Another Fortinet question

Hello all,

A company I'm doing work for has come into a second Fortigate and I'd like to put into good High Availability use. They're both Fortigate 80Fs.

So right now I have the one Fortigate with two WAN connections, and two of the ports connected to a MC-LAG set. I figure to duplicate the LAN part of it on the other Fortigate, and then just configure two of the other ports on each for heartbeat.

My simple thought process would be to use one of the other Fortiswitches I have, and configure 3-4 ports as a VLAN for WAN1 and 3-4 other ports as a VLAN for WAN2, connect the WAN ports of the Fortigates to those ports alongside the connection to the telco's modem, and it should just work, right, all other things being equal?

Anything else I should be thinking about?
 

oikjn

Ars Scholae Palatinae
969
Subscriptor++
First, I would definitely suggest you stick with an A/P setup and not try for A/A HA as that will have other complications I won't both to get into here.

I have a similar setup, but I would NOT suggest using an existing fortiswitch port group because maintenance and uptime on those is yet one more issue to deal with.

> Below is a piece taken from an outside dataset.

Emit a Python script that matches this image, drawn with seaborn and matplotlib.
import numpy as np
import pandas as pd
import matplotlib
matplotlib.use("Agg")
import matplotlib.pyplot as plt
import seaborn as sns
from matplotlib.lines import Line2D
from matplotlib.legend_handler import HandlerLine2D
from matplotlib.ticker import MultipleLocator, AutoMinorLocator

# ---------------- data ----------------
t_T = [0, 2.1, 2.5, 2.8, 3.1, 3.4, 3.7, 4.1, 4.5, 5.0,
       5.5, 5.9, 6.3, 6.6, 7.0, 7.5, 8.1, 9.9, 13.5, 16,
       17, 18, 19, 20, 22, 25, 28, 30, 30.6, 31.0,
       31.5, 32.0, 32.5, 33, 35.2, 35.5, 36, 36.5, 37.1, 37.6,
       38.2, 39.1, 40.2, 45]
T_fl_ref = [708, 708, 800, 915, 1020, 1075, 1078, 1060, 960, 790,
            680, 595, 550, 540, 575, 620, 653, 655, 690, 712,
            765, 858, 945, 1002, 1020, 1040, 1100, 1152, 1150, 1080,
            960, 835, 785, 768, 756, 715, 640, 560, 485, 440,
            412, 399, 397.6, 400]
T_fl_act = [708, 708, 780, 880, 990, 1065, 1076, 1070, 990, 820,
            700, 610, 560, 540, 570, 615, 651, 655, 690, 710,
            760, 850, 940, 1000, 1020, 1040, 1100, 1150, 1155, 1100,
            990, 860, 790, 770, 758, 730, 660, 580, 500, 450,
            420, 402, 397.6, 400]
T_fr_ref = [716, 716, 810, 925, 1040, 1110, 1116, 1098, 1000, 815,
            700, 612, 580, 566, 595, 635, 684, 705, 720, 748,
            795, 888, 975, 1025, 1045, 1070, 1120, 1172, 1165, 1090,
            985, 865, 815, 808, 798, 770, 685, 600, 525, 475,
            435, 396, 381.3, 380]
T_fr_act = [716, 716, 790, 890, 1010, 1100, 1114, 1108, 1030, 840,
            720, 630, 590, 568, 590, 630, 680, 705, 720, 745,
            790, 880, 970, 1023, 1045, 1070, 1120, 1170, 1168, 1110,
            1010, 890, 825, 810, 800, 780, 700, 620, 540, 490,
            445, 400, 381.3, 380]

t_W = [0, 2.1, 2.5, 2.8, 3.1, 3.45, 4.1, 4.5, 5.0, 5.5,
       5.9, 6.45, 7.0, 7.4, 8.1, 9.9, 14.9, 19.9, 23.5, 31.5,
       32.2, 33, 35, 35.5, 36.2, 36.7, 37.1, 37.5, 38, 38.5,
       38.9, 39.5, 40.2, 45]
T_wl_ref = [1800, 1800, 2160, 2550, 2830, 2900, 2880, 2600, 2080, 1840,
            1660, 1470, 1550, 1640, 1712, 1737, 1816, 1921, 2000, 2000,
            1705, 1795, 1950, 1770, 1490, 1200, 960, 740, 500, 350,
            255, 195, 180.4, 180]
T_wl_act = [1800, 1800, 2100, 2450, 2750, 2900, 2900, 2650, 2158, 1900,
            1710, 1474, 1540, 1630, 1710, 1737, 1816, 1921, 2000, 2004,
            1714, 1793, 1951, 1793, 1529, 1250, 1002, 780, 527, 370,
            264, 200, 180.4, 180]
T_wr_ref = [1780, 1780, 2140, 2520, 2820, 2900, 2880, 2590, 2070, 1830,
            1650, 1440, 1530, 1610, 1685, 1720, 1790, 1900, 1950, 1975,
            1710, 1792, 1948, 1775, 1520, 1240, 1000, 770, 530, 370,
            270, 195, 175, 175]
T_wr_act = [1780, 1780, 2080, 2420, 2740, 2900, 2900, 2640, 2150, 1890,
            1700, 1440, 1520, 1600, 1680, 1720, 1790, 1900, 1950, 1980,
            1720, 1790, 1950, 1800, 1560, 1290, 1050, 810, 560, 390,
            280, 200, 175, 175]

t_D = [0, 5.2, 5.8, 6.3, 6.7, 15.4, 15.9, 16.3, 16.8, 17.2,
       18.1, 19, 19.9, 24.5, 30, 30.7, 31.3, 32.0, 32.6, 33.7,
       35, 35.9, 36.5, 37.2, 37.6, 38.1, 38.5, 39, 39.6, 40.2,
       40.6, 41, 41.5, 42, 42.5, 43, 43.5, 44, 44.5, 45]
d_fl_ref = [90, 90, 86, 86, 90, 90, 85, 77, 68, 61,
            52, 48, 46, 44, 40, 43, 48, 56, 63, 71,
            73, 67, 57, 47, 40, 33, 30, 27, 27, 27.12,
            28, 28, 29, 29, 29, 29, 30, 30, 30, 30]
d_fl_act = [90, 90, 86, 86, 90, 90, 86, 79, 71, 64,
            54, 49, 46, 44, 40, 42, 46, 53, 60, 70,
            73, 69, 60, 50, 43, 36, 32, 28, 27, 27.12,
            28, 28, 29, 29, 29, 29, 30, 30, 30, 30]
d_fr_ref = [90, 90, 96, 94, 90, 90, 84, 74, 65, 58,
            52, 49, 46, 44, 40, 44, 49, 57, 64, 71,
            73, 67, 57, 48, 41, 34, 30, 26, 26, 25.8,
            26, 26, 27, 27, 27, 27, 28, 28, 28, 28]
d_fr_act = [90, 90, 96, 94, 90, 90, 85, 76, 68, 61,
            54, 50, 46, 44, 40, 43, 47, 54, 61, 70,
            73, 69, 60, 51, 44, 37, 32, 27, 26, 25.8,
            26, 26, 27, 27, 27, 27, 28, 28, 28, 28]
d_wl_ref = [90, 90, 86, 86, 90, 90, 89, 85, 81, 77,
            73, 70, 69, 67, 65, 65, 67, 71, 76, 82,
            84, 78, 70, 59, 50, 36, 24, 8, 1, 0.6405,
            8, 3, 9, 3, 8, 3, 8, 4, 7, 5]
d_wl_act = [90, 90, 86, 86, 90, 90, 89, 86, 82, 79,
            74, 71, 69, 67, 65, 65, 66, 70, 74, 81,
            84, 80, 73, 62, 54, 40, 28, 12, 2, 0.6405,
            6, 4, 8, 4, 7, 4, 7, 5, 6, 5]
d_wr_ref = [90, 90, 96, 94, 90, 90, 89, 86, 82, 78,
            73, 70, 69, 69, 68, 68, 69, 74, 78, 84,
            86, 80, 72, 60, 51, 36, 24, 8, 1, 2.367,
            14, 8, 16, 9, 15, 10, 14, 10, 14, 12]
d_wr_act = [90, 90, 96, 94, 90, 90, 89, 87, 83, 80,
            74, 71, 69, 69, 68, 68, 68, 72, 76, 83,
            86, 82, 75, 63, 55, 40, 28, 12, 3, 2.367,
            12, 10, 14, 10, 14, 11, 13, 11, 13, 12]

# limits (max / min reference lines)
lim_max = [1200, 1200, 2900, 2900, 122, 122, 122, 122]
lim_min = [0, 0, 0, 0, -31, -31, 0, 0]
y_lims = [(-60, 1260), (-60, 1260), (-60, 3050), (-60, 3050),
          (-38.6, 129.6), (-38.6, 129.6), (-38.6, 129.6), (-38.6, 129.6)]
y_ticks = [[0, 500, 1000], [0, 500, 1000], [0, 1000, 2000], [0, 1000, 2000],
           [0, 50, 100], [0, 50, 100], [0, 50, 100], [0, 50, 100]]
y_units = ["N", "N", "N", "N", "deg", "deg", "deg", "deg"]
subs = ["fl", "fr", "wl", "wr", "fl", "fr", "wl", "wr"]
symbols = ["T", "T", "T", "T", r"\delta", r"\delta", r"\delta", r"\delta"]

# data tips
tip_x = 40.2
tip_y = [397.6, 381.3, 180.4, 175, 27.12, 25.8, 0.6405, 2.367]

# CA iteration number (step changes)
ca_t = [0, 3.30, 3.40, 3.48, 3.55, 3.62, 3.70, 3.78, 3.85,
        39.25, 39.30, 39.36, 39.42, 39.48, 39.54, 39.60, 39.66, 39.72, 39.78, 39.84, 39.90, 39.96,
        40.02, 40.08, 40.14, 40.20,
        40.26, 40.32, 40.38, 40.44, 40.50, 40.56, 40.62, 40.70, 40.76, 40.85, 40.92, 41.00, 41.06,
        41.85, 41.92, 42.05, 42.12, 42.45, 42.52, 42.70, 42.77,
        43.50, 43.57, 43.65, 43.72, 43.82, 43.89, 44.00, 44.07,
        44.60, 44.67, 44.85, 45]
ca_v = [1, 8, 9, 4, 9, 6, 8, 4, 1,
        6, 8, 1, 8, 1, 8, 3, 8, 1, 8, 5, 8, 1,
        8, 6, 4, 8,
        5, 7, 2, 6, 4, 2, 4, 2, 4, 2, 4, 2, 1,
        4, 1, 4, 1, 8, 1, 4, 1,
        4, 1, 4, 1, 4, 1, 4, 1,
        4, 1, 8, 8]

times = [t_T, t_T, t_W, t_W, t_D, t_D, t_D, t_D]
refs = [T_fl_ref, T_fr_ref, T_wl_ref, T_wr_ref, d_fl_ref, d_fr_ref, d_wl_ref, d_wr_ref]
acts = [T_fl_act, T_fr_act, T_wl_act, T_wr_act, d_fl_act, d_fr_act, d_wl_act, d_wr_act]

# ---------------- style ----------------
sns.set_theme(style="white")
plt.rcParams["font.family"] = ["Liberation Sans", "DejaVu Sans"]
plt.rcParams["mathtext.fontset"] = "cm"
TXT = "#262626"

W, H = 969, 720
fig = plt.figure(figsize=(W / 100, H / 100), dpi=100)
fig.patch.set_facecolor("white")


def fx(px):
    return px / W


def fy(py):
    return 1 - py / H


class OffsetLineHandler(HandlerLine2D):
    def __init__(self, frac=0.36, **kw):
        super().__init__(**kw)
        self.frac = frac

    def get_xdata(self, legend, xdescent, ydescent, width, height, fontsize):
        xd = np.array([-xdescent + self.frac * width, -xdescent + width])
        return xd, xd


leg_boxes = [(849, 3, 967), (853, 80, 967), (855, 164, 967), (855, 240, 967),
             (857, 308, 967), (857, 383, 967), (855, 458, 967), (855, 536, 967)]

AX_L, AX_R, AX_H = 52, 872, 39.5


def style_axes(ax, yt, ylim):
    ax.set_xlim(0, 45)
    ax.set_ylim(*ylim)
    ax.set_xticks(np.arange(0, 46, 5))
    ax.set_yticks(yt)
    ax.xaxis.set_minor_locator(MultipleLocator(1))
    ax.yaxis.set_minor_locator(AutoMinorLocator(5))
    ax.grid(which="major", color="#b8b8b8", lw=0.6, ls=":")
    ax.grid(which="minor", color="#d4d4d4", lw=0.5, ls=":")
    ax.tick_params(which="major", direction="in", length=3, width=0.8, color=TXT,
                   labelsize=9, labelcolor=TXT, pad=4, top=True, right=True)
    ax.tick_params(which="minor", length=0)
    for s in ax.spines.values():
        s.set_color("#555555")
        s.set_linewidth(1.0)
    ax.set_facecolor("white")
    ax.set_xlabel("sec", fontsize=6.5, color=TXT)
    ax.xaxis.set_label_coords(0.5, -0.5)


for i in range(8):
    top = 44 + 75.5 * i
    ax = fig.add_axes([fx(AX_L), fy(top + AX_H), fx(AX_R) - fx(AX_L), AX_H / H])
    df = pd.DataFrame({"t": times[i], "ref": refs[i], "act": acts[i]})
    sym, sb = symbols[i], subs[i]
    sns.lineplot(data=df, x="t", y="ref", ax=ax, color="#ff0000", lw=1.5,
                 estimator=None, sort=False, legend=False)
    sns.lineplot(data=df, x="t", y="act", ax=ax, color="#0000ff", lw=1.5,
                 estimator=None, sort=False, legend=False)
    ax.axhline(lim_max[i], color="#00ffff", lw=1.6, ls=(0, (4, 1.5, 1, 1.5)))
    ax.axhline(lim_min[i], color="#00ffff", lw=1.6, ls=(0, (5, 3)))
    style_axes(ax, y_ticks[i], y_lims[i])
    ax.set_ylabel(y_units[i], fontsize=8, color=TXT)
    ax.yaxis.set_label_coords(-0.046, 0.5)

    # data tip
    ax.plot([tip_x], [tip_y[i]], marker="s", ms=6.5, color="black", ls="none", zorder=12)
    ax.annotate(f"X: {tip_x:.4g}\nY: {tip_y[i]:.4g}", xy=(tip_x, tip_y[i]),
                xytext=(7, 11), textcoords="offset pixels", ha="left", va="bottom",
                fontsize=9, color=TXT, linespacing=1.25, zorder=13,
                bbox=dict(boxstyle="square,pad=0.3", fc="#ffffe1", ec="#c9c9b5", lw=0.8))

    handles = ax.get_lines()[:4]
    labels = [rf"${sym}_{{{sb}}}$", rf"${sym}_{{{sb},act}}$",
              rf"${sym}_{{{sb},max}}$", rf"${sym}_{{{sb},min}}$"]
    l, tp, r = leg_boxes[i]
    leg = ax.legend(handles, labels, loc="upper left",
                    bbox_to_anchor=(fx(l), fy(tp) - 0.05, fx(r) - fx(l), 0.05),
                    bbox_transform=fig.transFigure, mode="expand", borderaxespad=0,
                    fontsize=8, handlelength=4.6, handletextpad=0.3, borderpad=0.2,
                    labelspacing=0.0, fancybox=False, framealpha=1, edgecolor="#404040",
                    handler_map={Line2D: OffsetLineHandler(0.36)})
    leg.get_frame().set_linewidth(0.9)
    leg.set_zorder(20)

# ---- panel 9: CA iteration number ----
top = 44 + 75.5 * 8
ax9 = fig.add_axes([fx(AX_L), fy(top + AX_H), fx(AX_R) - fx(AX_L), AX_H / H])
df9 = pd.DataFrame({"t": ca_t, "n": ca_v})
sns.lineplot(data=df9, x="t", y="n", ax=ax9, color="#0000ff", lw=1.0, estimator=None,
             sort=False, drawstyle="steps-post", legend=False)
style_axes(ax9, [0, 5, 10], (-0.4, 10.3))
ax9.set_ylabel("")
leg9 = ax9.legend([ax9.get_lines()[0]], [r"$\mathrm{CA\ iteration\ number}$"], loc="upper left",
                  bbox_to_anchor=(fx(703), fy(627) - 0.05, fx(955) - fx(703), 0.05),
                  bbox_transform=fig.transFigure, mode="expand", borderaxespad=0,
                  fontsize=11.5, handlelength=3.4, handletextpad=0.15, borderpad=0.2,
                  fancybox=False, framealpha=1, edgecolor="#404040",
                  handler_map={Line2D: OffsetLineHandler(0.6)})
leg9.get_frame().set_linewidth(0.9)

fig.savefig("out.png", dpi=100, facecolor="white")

I went with some basic unmanaged fanless switches by netgear that were rack-mountable since our infrastructure is in a rack. I got three of them... one for each WAN link we have and one as a cold spare should one ever die. Its technically a SPOF, but unmanaged switches are so infrequently issues I wouldn't go crazy about it when you have two WAN links. I am way more worried about the fortiswitch reliability and uptime with reboots and the number of times their firmware on the switches has required the switch to be wiped and new config downloaded from the fortigate (on a managed fortilink) is unfortunately way more frequent than it should be.
 

Xelas

Ars Praefectus
5,444
Subscriptor++
In addition to the above - one peculiarity of Fortinet's HA setup is that the MAC IDs on the WAN ports and LAN ports get replicated between the HA pair. That confuses some managed switches and you might see "MAC ID flapping" errors during failover.
I'll reiterate that the best way, by far, of splitting a WAN between the pair is via "dumb" switches. This is also simpler from a security standpoint because you are not potentially exposing a managed switch to the internet if there is a mis-configuration, switch software vulnerability, your password gets compromised via a dictionary attack, or if the switch dumps it's config due to age/corruption and reverts to a factory default setup (which I've had happen).
The only thing I'll add to this, though, is think through your redundant power situation, too. For example, if you don't have 2 independent power circuits coming in from 2 different panels and only have a UPS, then I'd still consider putting in a PDU with an auto-transfer switch (ATS) and put in one leg through the UPS and the other one bypassing it. Your UPS is more likely to fail than a PDU with an ATS, and the ATS will let you service the UPS without taking the network down. This will get you some power redundancy for the simpler "dumb" switches, and many time, the ISP's equipment does not have redundant power supplies, either.
Example of a PDU with ATS:

View: https://www.amazon.com/Tripp-Lite-100-127V-Rack-Mount-PDUMH15AT/dp/B000MNBWW0

The design of your redundant/backup power situation will depend highly on what your situation is, but the gist of the design boils down to making sure that any one failure of any cable, device, power circuit/breaker, or internet service will not result in a network outage.
If you want to be sure of your setup and to validate this, come in after hours and actually try to sabotage the setup by pulling out cords and shutting down equipment to actually test that the failover, backup power supplies, ATS devices, and resundancy actually works and, for example, that the ATS is defective and makes a device reboot during transfer.
Think about redundancy on the LAN side, too.

EDIT:L Oh - be aware of licensing implications with Fortinet. I think they charge 50% of the license costs for a 2nd device running in an HA setup, regardless of whether it's A/A or A/P
 

oikjn

Ars Scholae Palatinae
969
Subscriptor++
EDIT:L Oh - be aware of licensing implications with Fortinet. I think they charge 50% of the license costs for a 2nd device running in an HA setup, regardless of whether it's A/A or A/P
Its worse than that... I think they have a deal going on right now for a few select devices if you buy new hardware where that is the case, but otherwise its 100% the same price. That was really annoying coming from Watchguard where they just had an HA license for the 2nd unit that was at a significantly reduced price, but with Fortinet assuming your licensing costs just doubled! With the 80F, that shouldn't be too bad, but it really starts adding up with the 100+ series devices.